• _THE TASK_:
With the images removed, repeat the data below exactly.

• _DATASET SECTION_:
··········

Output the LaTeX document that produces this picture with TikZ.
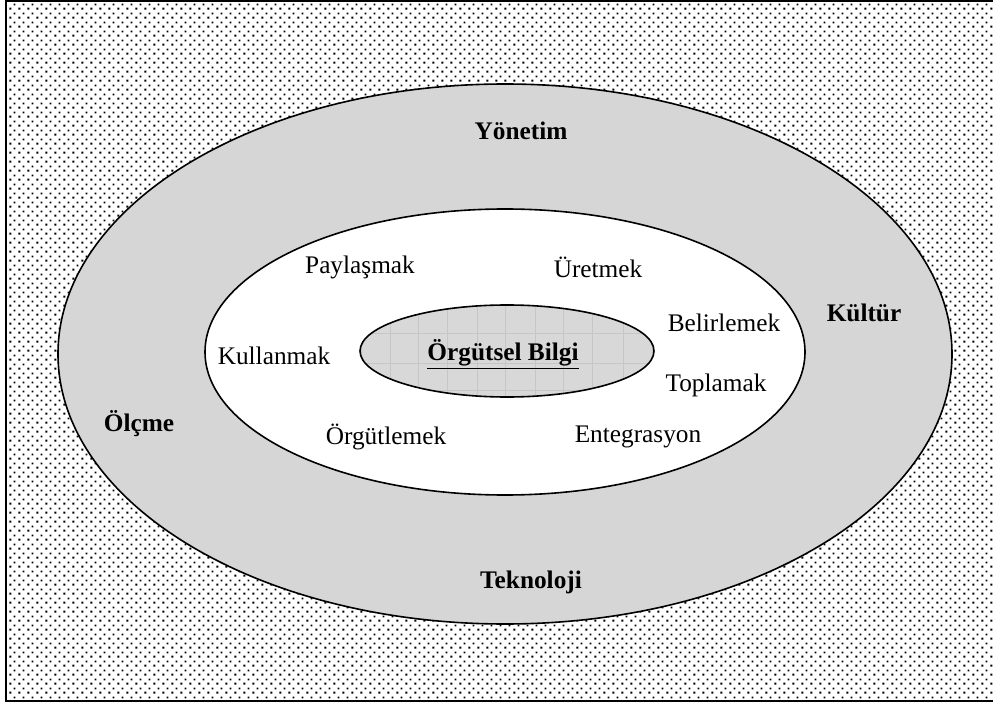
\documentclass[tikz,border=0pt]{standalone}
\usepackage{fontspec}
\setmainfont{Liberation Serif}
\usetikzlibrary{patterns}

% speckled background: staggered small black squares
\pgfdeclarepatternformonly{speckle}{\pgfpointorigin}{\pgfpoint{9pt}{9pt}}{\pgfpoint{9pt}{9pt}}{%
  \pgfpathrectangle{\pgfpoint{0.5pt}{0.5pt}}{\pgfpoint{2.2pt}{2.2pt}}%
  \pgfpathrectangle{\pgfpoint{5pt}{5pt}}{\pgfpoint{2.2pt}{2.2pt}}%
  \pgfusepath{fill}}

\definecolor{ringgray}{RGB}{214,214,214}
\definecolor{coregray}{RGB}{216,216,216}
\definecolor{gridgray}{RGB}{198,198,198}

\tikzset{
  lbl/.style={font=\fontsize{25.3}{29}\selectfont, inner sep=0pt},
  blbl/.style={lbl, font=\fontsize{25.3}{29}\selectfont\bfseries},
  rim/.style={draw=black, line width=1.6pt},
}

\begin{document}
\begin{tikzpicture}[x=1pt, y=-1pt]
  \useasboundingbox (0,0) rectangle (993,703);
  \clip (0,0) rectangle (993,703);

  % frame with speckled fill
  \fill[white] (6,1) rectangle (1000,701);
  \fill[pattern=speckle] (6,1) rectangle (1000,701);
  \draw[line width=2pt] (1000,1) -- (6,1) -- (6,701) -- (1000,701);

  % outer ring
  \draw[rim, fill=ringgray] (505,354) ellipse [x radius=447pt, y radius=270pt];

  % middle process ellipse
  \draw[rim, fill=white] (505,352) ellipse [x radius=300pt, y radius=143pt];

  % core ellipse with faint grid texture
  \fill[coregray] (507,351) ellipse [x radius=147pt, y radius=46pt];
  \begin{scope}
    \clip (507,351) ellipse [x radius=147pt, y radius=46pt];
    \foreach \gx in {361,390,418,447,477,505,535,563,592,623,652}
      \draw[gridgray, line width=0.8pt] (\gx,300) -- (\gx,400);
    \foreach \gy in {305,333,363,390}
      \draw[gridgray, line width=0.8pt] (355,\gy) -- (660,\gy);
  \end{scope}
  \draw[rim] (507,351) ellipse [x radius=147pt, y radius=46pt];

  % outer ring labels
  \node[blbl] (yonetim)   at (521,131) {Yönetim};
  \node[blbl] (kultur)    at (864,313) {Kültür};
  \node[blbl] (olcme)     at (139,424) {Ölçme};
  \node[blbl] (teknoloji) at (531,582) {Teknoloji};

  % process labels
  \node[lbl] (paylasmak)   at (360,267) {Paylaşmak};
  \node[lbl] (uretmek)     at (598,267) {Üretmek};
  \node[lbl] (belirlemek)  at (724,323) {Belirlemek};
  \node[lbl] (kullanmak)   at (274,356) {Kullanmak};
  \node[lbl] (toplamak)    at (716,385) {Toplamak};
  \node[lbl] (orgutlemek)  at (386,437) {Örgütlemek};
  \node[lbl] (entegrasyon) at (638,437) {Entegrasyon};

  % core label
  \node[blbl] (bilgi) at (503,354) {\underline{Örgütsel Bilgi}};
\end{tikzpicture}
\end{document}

··········

• _SOLUTION TO THIS EXERCISE_:
Output the LaTeX document that produces this picture with TikZ.
\documentclass[tikz,border=0pt]{standalone}
\usepackage{fontspec}
\setmainfont{Liberation Serif}
\usetikzlibrary{patterns}

% speckled background: staggered small black squares
\pgfdeclarepatternformonly{speckle}{\pgfpointorigin}{\pgfpoint{9pt}{9pt}}{\pgfpoint{9pt}{9pt}}{%
  \pgfpathrectangle{\pgfpoint{0.5pt}{0.5pt}}{\pgfpoint{2.2pt}{2.2pt}}%
  \pgfpathrectangle{\pgfpoint{5pt}{5pt}}{\pgfpoint{2.2pt}{2.2pt}}%
  \pgfusepath{fill}}

\definecolor{ringgray}{RGB}{214,214,214}
\definecolor{coregray}{RGB}{216,216,216}
\definecolor{gridgray}{RGB}{198,198,198}

\tikzset{
  lbl/.style={font=\fontsize{25.3}{29}\selectfont, inner sep=0pt},
  blbl/.style={lbl, font=\fontsize{25.3}{29}\selectfont\bfseries},
  rim/.style={draw=black, line width=1.6pt},
}

\begin{document}
\begin{tikzpicture}[x=1pt, y=-1pt]
  \useasboundingbox (0,0) rectangle (993,703);
  \clip (0,0) rectangle (993,703);

  % frame with speckled fill
  \fill[white] (6,1) rectangle (1000,701);
  \fill[pattern=speckle] (6,1) rectangle (1000,701);
  \draw[line width=2pt] (1000,1) -- (6,1) -- (6,701) -- (1000,701);

  % outer ring
  \draw[rim, fill=ringgray] (505,354) ellipse [x radius=447pt, y radius=270pt];

  % middle process ellipse
  \draw[rim, fill=white] (505,352) ellipse [x radius=300pt, y radius=143pt];

  % core ellipse with faint grid texture
  \fill[coregray] (507,351) ellipse [x radius=147pt, y radius=46pt];
  \begin{scope}
    \clip (507,351) ellipse [x radius=147pt, y radius=46pt];
    \foreach \gx in {361,390,418,447,477,505,535,563,592,623,652}
      \draw[gridgray, line width=0.8pt] (\gx,300) -- (\gx,400);
    \foreach \gy in {305,333,363,390}
      \draw[gridgray, line width=0.8pt] (355,\gy) -- (660,\gy);
  \end{scope}
  \draw[rim] (507,351) ellipse [x radius=147pt, y radius=46pt];

  % outer ring labels
  \node[blbl] (yonetim)   at (521,131) {Yönetim};
  \node[blbl] (kultur)    at (864,313) {Kültür};
  \node[blbl] (olcme)     at (139,424) {Ölçme};
  \node[blbl] (teknoloji) at (531,582) {Teknoloji};

  % process labels
  \node[lbl] (paylasmak)   at (360,267) {Paylaşmak};
  \node[lbl] (uretmek)     at (598,267) {Üretmek};
  \node[lbl] (belirlemek)  at (724,323) {Belirlemek};
  \node[lbl] (kullanmak)   at (274,356) {Kullanmak};
  \node[lbl] (toplamak)    at (716,385) {Toplamak};
  \node[lbl] (orgutlemek)  at (386,437) {Örgütlemek};
  \node[lbl] (entegrasyon) at (638,437) {Entegrasyon};

  % core label
  \node[blbl] (bilgi) at (503,354) {\underline{Örgütsel Bilgi}};
\end{tikzpicture}
\end{document}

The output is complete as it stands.